■ PROVIDED MATERIAL ■

● ● ● ● ● ● ●

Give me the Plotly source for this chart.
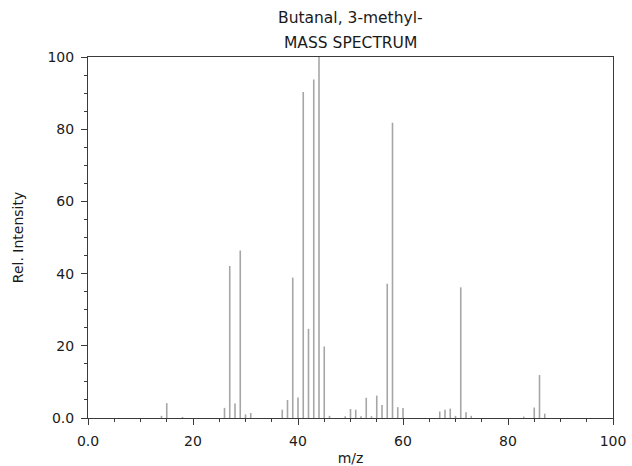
import plotly.graph_objects as go

# Electron-ionization mass spectrum of 3-methylbutanal (stick spectrum)
mz = [14, 15, 18, 26, 27, 28, 29, 30, 31, 37, 38, 39, 40, 41, 42, 43, 44, 45, 46,
      49, 50, 51, 52, 53, 54, 55, 56, 57, 58, 59, 60,
      67, 68, 69, 70, 71, 72, 73, 83, 85, 86, 87]
intensity = [0.6, 4.1, 0.3, 2.8, 42.1, 4.0, 46.4, 1.0, 1.4, 2.3, 5.0, 38.9, 5.7,
             90.3, 24.7, 93.8, 100.0, 19.8, 0.6,
             0.5, 2.5, 2.3, 0.5, 5.6, 0.5, 6.2, 3.6, 37.2, 81.8, 3.0, 2.8,
             1.8, 2.3, 2.6, 0.6, 36.2, 1.6, 0.6, 0.4, 2.9, 11.9, 1.2]

x_ticks = [0, 20, 40, 60, 80, 100]
x_tick_text = ["0.0", "20", "40", "60", "80", "100"]
y_ticks = [0, 20, 40, 60, 80, 100]
y_tick_text = ["0.0", "20", "40", "60", "80", "100"]

title_lines = ["Butanal, 3-methyl-", "MASS SPECTRUM"]

# Build one polyline with gaps so every peak is a vertical stick from the baseline
xs, ys = [], []
for m, inten in zip(mz, intensity):
    xs += [m, m, None]
    ys += [0, inten, None]

fig = go.Figure(go.Scatter(
    x=xs, y=ys, mode="lines",
    line=dict(color="#a6a6a6", width=1.6),
    hoverinfo="skip", showlegend=False,
))

TEXT = "#1a1a1a"
AXIS = "#3a3a3a"
axis_common = dict(
    showline=True, linecolor=AXIS, linewidth=1, mirror=True,
    ticks="outside", ticklen=6, tickwidth=1, tickcolor=AXIS,
    ticklabelstandoff=4, ticklabeloverflow="allow", automargin=False,
    showgrid=False, zeroline=False,
    tickfont=dict(family="DejaVu Sans", size=14, color=TEXT),
)
minor_ticks = dict(dtick=5, tick0=0, ticks="outside", ticklen=3, tickcolor=AXIS)

fig.update_layout(
    width=632, height=466,
    margin=dict(l=88, r=19, t=57, b=48),
    paper_bgcolor="white", plot_bgcolor="white",
    font=dict(family="DejaVu Sans", color=TEXT),
    xaxis=dict(
        range=[0, 100], tickvals=x_ticks, ticktext=x_tick_text,
        minor=minor_ticks,
        title=dict(text="m/z", font=dict(family="DejaVu Sans", size=14), standoff=6),
        **axis_common,
    ),
    yaxis=dict(
        range=[0, 100], tickvals=y_ticks, ticktext=y_tick_text,
        minor=minor_ticks,
        title=dict(text="Rel. Intensity", font=dict(family="DejaVu Sans", size=14), standoff=20),
        **axis_common,
    ),
)

# Two-line heading centred over the plot frame
for line, shift in zip(title_lines, [39, 14]):
    fig.add_annotation(
        text=line, xref="paper", yref="paper", x=0.5, y=1,
        xanchor="center", yanchor="middle", yshift=shift, showarrow=False,
        font=dict(family="DejaVu Sans", size=15.5, color=TEXT),
    )

fig.write_html("out.html")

● ● ● ● ● ● ●

Keep every word of the data as it is when you write it out, but drop the pictures.

Give me the Plotly source for this chart.
import plotly.graph_objects as go

# Electron-ionization mass spectrum of 3-methylbutanal (stick spectrum)
mz = [14, 15, 18, 26, 27, 28, 29, 30, 31, 37, 38, 39, 40, 41, 42, 43, 44, 45, 46,
      49, 50, 51, 52, 53, 54, 55, 56, 57, 58, 59, 60,
      67, 68, 69, 70, 71, 72, 73, 83, 85, 86, 87]
intensity = [0.6, 4.1, 0.3, 2.8, 42.1, 4.0, 46.4, 1.0, 1.4, 2.3, 5.0, 38.9, 5.7,
             90.3, 24.7, 93.8, 100.0, 19.8, 0.6,
             0.5, 2.5, 2.3, 0.5, 5.6, 0.5, 6.2, 3.6, 37.2, 81.8, 3.0, 2.8,
             1.8, 2.3, 2.6, 0.6, 36.2, 1.6, 0.6, 0.4, 2.9, 11.9, 1.2]

x_ticks = [0, 20, 40, 60, 80, 100]
x_tick_text = ["0.0", "20", "40", "60", "80", "100"]
y_ticks = [0, 20, 40, 60, 80, 100]
y_tick_text = ["0.0", "20", "40", "60", "80", "100"]

title_lines = ["Butanal, 3-methyl-", "MASS SPECTRUM"]

# Build one polyline with gaps so every peak is a vertical stick from the baseline
xs, ys = [], []
for m, inten in zip(mz, intensity):
    xs += [m, m, None]
    ys += [0, inten, None]

fig = go.Figure(go.Scatter(
    x=xs, y=ys, mode="lines",
    line=dict(color="#a6a6a6", width=1.6),
    hoverinfo="skip", showlegend=False,
))

TEXT = "#1a1a1a"
AXIS = "#3a3a3a"
axis_common = dict(
    showline=True, linecolor=AXIS, linewidth=1, mirror=True,
    ticks="outside", ticklen=6, tickwidth=1, tickcolor=AXIS,
    ticklabelstandoff=4, ticklabeloverflow="allow", automargin=False,
    showgrid=False, zeroline=False,
    tickfont=dict(family="DejaVu Sans", size=14, color=TEXT),
)
minor_ticks = dict(dtick=5, tick0=0, ticks="outside", ticklen=3, tickcolor=AXIS)

fig.update_layout(
    width=632, height=466,
    margin=dict(l=88, r=19, t=57, b=48),
    paper_bgcolor="white", plot_bgcolor="white",
    font=dict(family="DejaVu Sans", color=TEXT),
    xaxis=dict(
        range=[0, 100], tickvals=x_ticks, ticktext=x_tick_text,
        minor=minor_ticks,
        title=dict(text="m/z", font=dict(family="DejaVu Sans", size=14), standoff=6),
        **axis_common,
    ),
    yaxis=dict(
        range=[0, 100], tickvals=y_ticks, ticktext=y_tick_text,
        minor=minor_ticks,
        title=dict(text="Rel. Intensity", font=dict(family="DejaVu Sans", size=14), standoff=20),
        **axis_common,
    ),
)

# Two-line heading centred over the plot frame
for line, shift in zip(title_lines, [39, 14]):
    fig.add_annotation(
        text=line, xref="paper", yref="paper", x=0.5, y=1,
        xanchor="center", yanchor="middle", yshift=shift, showarrow=False,
        font=dict(family="DejaVu Sans", size=15.5, color=TEXT),
    )

fig.write_html("out.html")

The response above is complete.